I'm currently playing through the Fires of Creation module (part of the Iron Gods path). While adjusting to a style I haven't played in many years, my game design brain has been engaged, and a new thought on how the whole thing works has just cohered for me:
1) Even when the GM has no affinity for railroading, a module is not a sandbox. There are only so many fun things to do, and most of them are more or less laid out in a path that must be traveled in a certain broad-strokes order (e.g. you can traverse the mini-dungeon via any route you want, but you have to defeat the mini-dungeon before you can enter the iron tunnels).
2) Given that the overall shape of the fictional journey is not in question, the uncertainty of play lies in how it will be traversed. Important questions to be answered in play include:
- Is the fictional journey cool? Do we dig the module's aesthetics (and plot, if there is one)?
- What other stuff, tangential to the core journey, will happen along the way? Will we grow to love or hate any of the player characters, or any of the people or places they interact with?
- Will the initial set of player characters all survive to see through to journey's end?
- Will the journey unfold quickly and directly, or haltingly, with much pausing and back-tracking to recuperate, restock, etc.?
- Will we complete the full adventure, or come to a good stopping point before that (such as a TPK)?
3) Combat is the primary randomizer of the journey's shape. All of the questions above depend in part on how injured the characters get (or are deemed likely to get) at various points in the journey. There are several possible ways to approach Pathfinder combat in this context:
- Use no strategy at all, roll the dice, and see what happens.
- Try to perfect your strategy, retaining maximum hit points and other resources.
- Combine any levels of the above, with an "onward quickly or bust!" mindset.
- Combine any levels of the above, with a "keep these characters alive, however many takes it requires!" mindset.
4) For whatever your combat goals may be, knowing the rules well and building an effective character will increase your ability to achieve them. If you don't have combat goals, or find them thwarted by your group, then mastering the rules or making a slick build yields little return in fights.
5) Depending on the roles of combat and soaking in the scenery for a given group, the "other stuff that happens along the way" can become the primary forum for meaningful player contribution. Examples:
- Doing socially savvy things that get you fame and/or adoration.
- Doing socially inappropriate things that are hilarious.
- Forming strong attachments to weird or absurd objects, foods, pastimes, etc.
- Creating and performing character-defining shticks.
- Relating everything that happens to your character concept. ("I consecrate this battle to my deity!")
- Looking badass in combat. (Even absent strategic combat objectives, a good build can help you pull this off.)
6) If the above 5 points accurately describe play, then I think anyone who's confused about "what I am there to do" can look at their group through this lens and possibly find a path toward an answer.

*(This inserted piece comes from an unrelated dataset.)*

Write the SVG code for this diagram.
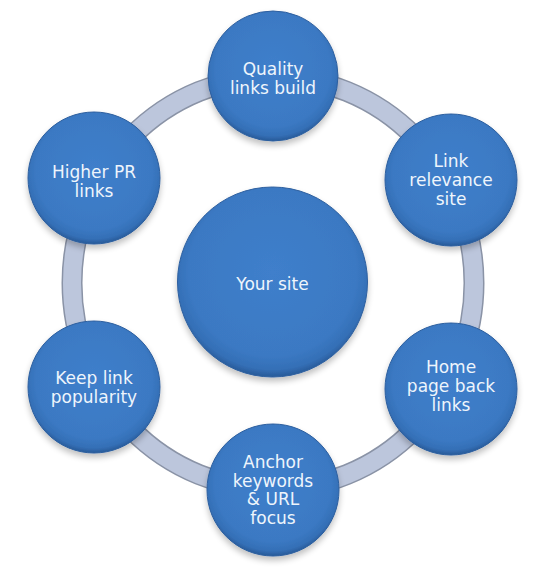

Similarly, if a group is interesting in streamlining module play, this sort of understanding might help them pick what to trim and what to emphasize.
For example, my current group is pretty low on scenery-soaking, moderate on "other stuff" tangents, moderate on the combat goal of avoiding permanent character deaths, and low on other combat goals. Accordingly, we appreciate it when the GM fast-forwards through foregone conclusions in combat rather than making us do every roll, and we maintain a balance of quick forward progress with frequent (but short-lived) digressions.
If I were hacking the module for this group, I'd probably use more weak but deadly opponents (to get us to the "move on or play safe?" decisions with less "roll to hit, roll to hit, roll to hit" grinding) and replace a few combats with social obstacles (so that doing funny or shticky character things isn't relegated to recuperation time).
As is, personally, I'm enjoying combats more now that I know that "keep moving forward, don't die" is the goal, but that no one cares about pursuing it optimally, so I can feel free to do stuff that's merely entertaining as long as it doesn't dramatically change our odds of having to go back to town and heal.
I imagine all this will seem obvious to some, and irrelevant to others who are used to doing things in one particular way, but I think it's interesting in the context of a game that attracts a diverse audience and attempts (or at least allows itself) to be different things for different people. I've seen plenty of writing on the "how does a new group in a D&D game cohere?" front, but I've never stumbled upon anything exactly like this schema that just occurred to me, so I figured I'd chime in and see what y'all think.